===== Data section

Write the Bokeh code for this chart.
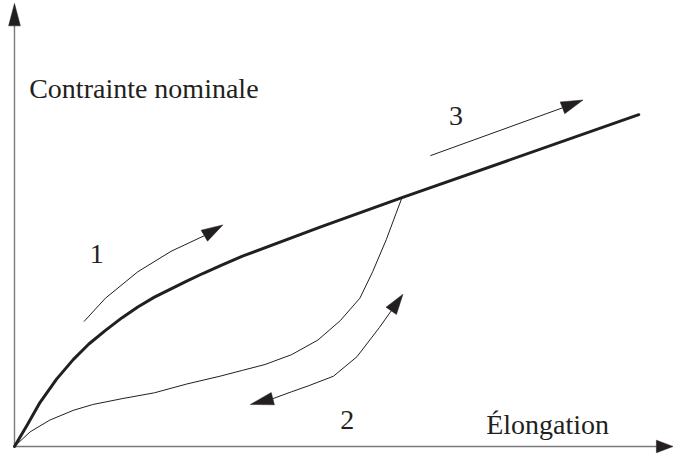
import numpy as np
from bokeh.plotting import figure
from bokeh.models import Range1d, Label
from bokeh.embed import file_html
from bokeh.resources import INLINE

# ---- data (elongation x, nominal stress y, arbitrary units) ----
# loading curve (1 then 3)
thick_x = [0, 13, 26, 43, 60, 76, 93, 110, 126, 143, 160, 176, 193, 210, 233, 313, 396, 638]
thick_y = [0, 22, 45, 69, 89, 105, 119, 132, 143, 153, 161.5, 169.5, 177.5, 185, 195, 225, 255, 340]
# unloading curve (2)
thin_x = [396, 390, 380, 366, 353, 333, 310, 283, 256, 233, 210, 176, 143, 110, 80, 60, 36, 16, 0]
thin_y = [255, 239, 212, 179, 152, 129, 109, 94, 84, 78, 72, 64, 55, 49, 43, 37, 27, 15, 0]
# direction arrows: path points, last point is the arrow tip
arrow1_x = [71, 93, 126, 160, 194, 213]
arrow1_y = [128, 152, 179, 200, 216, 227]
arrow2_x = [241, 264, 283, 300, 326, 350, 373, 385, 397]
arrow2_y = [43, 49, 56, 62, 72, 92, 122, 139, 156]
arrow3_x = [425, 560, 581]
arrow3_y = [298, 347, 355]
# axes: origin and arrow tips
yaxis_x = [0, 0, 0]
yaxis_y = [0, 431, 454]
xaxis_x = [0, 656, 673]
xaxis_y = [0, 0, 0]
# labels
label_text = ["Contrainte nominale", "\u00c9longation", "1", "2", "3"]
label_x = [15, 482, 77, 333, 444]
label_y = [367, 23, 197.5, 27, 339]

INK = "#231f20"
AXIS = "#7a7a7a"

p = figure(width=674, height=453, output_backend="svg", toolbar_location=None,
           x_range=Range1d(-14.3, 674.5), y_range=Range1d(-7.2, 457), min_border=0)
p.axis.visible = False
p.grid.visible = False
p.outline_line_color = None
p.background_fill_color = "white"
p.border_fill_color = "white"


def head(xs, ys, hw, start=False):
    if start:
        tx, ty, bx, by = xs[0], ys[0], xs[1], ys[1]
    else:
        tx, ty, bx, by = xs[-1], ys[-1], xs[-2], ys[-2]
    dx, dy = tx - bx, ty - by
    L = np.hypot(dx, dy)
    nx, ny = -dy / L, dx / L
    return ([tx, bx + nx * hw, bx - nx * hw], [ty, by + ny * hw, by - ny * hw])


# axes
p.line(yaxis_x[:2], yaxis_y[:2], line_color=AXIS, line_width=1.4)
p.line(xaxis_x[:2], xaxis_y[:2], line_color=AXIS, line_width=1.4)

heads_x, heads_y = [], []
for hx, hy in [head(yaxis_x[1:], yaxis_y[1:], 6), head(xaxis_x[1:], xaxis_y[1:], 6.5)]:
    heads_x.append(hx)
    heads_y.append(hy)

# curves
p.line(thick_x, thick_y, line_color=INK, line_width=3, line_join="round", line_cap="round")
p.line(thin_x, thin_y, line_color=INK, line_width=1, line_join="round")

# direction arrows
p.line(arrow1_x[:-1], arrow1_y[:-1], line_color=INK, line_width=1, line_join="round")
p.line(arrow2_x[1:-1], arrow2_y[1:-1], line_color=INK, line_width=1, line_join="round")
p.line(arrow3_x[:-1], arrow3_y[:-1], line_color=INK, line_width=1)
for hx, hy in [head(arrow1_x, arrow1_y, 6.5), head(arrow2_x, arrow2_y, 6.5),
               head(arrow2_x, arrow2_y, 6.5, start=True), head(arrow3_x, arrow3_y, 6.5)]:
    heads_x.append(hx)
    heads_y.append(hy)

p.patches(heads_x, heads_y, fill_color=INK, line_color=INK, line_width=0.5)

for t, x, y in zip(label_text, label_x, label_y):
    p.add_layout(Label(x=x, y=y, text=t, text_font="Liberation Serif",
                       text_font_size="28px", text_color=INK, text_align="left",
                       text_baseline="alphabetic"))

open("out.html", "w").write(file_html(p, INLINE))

==========

What you should do - Restate only the lines running from the start of the material above through the line containing "from bokeh.resources import INLINE", ends included. No pictures.

Output for this exercise -
Write the Bokeh code for this chart.
import numpy as np
from bokeh.plotting import figure
from bokeh.models import Range1d, Label
from bokeh.embed import file_html
from bokeh.resources import INLINE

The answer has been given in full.